Footnotes and further reading

1 Alternatively, one may use the bulk modulus, which is the reciprocal of compressibility.

2 This is because a jet engine is a subclass of the family of heat engines. They produce power by taking a relatively cold fluid and heating it up to high temperatures. However, as the intake air reaches very high temperatures, the combustion process struggles to add more energy to it because it’s already hot.

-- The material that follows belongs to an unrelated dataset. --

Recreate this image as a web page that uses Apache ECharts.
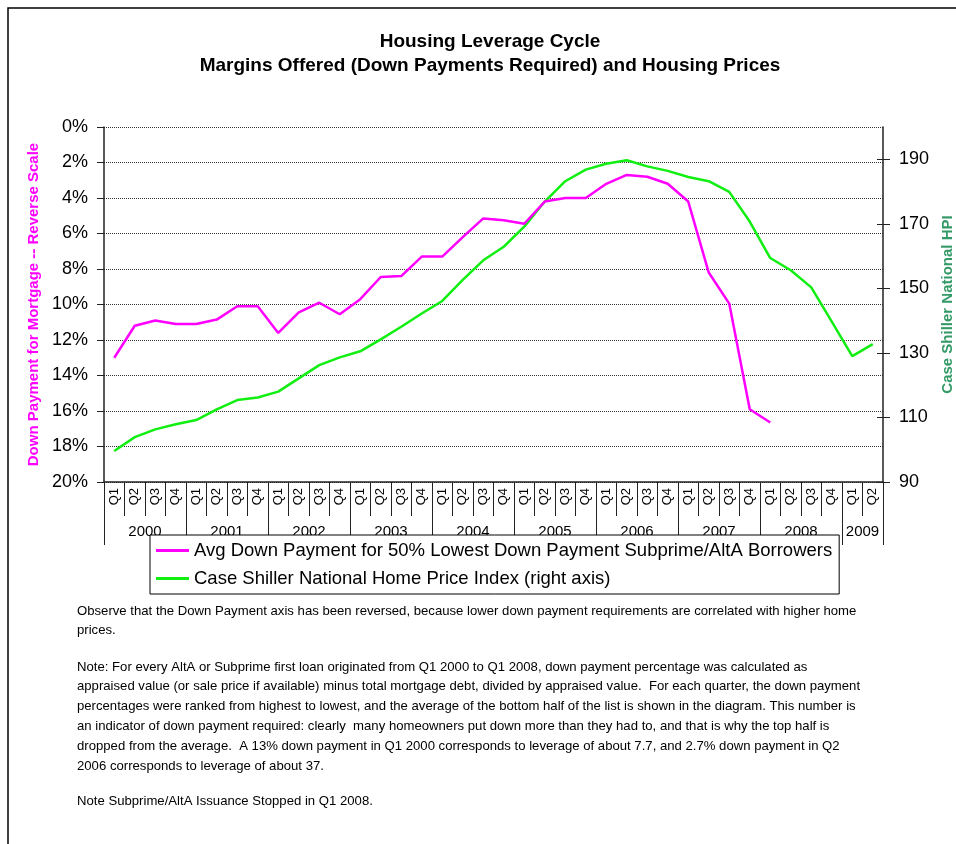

3 Physicists have explored exploiting the electrical conductivity of plasma to improve the handling of spacecraft reentering the Earth’s atmosphere. By generating a powerful magnetic field around the spacecraft during re-entry, electrical currents are induced in the plasma as it flows past (much like how generators generate electricity by moving magnets over coils.) The electrical current causes the plasma to generate its own magnetic field, which repels the spacecraft’s original magnetic field. This improves the braking performance, controllability, and thermal loading on the spacecraft during re-entry. This technique is known as magnetohydrodynamic (MHD) flow control, which at the time of writing has not yet been flight-tested. MHD effects can also be used in the exact opposite way to accelerate any electrically-conductive fluid, such as in magnetoplasmadynamic (MPD) thrusters and rarely, in marine propulsion systems. The eponymous fictional Soviet submarine in the 1980 thriller film The Hunt for Red October is depicted as using an MHD drive.